What you have to do - Retype, please, the listing from its opening line through the line that contains "0.745, 0.69, 0.671, 0.66, 0.583, 0.577, 0.34, 0.255, 0.183]", both included, without the pictures.

········

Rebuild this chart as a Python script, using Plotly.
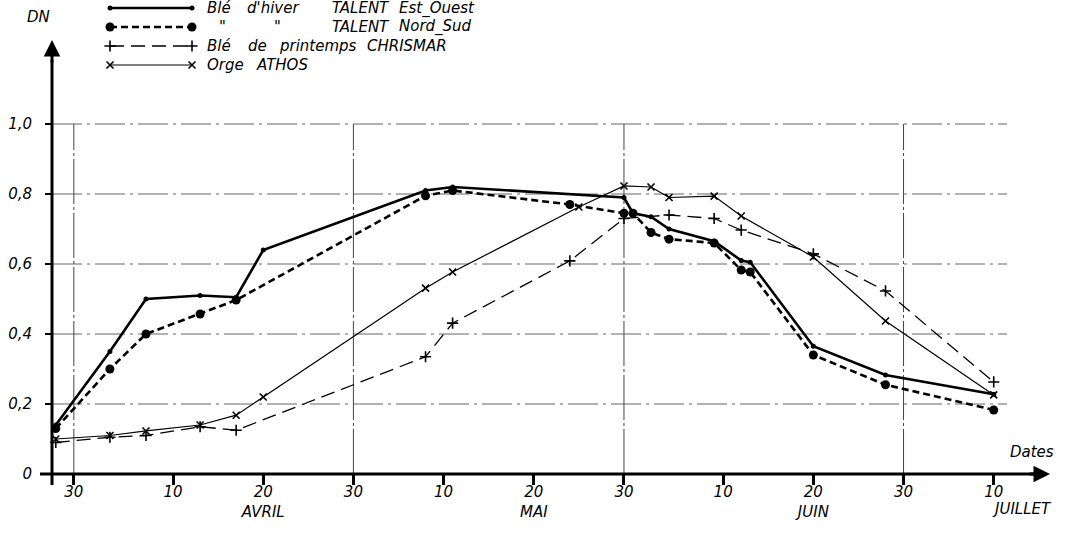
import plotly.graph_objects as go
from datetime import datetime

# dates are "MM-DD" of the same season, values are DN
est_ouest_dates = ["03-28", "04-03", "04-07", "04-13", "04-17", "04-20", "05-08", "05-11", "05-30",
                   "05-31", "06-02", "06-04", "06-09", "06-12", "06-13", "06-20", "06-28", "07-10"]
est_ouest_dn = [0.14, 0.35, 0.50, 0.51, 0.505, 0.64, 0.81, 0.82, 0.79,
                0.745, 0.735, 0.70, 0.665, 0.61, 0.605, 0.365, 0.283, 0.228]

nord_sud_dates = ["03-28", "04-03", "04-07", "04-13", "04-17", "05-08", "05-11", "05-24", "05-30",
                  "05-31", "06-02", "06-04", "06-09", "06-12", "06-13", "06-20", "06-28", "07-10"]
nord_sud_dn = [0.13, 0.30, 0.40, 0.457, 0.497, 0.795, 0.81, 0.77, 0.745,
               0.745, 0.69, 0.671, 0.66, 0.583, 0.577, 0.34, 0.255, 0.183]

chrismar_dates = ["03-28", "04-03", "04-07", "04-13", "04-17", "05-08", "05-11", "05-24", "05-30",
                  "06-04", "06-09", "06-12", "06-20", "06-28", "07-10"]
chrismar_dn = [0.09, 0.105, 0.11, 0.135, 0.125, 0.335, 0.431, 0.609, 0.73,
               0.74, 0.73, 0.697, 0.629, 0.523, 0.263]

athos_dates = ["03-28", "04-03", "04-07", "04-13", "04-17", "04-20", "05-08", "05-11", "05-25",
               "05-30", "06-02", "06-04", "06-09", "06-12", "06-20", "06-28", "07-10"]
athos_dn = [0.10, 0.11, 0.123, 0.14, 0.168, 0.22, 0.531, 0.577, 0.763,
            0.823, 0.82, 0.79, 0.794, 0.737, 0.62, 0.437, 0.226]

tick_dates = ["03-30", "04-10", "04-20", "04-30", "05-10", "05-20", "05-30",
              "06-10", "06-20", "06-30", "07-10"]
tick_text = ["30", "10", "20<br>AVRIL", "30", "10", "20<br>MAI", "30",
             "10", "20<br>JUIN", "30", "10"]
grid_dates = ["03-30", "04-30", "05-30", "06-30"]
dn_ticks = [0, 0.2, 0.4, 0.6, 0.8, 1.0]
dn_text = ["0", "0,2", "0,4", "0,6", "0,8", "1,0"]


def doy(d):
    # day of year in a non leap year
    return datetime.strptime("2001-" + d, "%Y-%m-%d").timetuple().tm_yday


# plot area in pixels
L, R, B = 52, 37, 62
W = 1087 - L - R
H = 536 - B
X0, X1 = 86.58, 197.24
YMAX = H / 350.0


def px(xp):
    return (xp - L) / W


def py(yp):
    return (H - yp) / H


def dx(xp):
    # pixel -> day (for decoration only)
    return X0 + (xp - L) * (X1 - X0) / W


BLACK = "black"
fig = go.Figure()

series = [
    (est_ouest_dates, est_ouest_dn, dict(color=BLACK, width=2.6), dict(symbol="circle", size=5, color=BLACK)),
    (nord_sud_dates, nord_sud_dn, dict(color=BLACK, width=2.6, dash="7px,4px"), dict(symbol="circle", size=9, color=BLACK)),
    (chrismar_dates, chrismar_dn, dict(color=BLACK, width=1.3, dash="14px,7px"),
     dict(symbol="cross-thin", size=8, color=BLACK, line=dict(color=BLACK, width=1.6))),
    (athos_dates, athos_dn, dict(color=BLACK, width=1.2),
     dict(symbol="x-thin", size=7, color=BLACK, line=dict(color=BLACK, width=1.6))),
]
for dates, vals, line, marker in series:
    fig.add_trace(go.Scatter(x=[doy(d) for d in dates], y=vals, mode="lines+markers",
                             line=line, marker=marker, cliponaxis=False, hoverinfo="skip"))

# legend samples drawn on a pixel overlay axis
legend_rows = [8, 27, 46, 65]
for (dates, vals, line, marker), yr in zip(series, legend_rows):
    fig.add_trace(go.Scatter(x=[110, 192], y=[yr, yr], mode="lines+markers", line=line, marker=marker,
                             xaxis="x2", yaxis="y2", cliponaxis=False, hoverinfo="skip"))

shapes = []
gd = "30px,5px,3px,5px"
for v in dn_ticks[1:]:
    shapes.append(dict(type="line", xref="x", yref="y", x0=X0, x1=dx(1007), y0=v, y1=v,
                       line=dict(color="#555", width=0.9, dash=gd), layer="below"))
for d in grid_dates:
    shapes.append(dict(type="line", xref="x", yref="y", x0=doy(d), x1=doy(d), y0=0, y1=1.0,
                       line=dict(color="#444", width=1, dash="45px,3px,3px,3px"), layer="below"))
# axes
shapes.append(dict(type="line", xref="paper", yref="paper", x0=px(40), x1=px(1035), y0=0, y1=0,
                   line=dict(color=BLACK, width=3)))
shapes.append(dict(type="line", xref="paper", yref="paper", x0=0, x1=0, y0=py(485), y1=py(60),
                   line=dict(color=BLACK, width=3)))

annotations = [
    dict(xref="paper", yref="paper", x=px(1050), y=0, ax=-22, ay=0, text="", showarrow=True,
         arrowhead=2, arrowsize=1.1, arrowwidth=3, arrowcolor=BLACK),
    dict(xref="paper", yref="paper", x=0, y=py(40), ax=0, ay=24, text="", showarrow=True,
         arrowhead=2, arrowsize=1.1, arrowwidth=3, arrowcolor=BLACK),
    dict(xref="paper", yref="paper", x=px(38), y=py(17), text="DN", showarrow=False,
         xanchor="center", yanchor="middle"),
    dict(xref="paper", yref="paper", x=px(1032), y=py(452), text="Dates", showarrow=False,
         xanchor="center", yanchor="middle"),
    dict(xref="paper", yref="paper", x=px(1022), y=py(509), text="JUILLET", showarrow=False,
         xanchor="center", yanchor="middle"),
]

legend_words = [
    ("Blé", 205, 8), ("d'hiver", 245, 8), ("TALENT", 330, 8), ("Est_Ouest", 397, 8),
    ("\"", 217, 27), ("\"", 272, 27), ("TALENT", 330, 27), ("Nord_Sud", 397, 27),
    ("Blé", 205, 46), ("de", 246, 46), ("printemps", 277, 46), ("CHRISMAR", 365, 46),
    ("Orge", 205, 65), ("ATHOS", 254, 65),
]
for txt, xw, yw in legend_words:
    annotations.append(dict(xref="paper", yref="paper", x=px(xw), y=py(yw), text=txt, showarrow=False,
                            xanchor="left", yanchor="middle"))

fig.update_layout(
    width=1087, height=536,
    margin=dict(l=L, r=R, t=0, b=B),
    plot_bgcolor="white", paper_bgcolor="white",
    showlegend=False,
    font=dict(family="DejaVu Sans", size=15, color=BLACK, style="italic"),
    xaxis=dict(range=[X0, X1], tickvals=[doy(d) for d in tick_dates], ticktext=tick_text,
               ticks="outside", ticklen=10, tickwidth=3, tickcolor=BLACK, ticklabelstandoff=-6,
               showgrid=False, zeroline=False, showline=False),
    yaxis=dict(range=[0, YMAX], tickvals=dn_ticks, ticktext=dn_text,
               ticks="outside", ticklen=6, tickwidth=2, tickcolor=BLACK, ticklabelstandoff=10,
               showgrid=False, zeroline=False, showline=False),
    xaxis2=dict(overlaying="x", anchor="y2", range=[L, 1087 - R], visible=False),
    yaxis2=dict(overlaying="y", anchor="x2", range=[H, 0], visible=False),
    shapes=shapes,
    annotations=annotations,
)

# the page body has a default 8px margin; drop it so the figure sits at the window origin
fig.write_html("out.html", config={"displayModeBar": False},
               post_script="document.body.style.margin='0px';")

········

Solution to this task -
Rebuild this chart as a Python script, using Plotly.
import plotly.graph_objects as go
from datetime import datetime

# dates are "MM-DD" of the same season, values are DN
est_ouest_dates = ["03-28", "04-03", "04-07", "04-13", "04-17", "04-20", "05-08", "05-11", "05-30",
                   "05-31", "06-02", "06-04", "06-09", "06-12", "06-13", "06-20", "06-28", "07-10"]
est_ouest_dn = [0.14, 0.35, 0.50, 0.51, 0.505, 0.64, 0.81, 0.82, 0.79,
                0.745, 0.735, 0.70, 0.665, 0.61, 0.605, 0.365, 0.283, 0.228]

nord_sud_dates = ["03-28", "04-03", "04-07", "04-13", "04-17", "05-08", "05-11", "05-24", "05-30",
                  "05-31", "06-02", "06-04", "06-09", "06-12", "06-13", "06-20", "06-28", "07-10"]
nord_sud_dn = [0.13, 0.30, 0.40, 0.457, 0.497, 0.795, 0.81, 0.77, 0.745,
               0.745, 0.69, 0.671, 0.66, 0.583, 0.577, 0.34, 0.255, 0.183]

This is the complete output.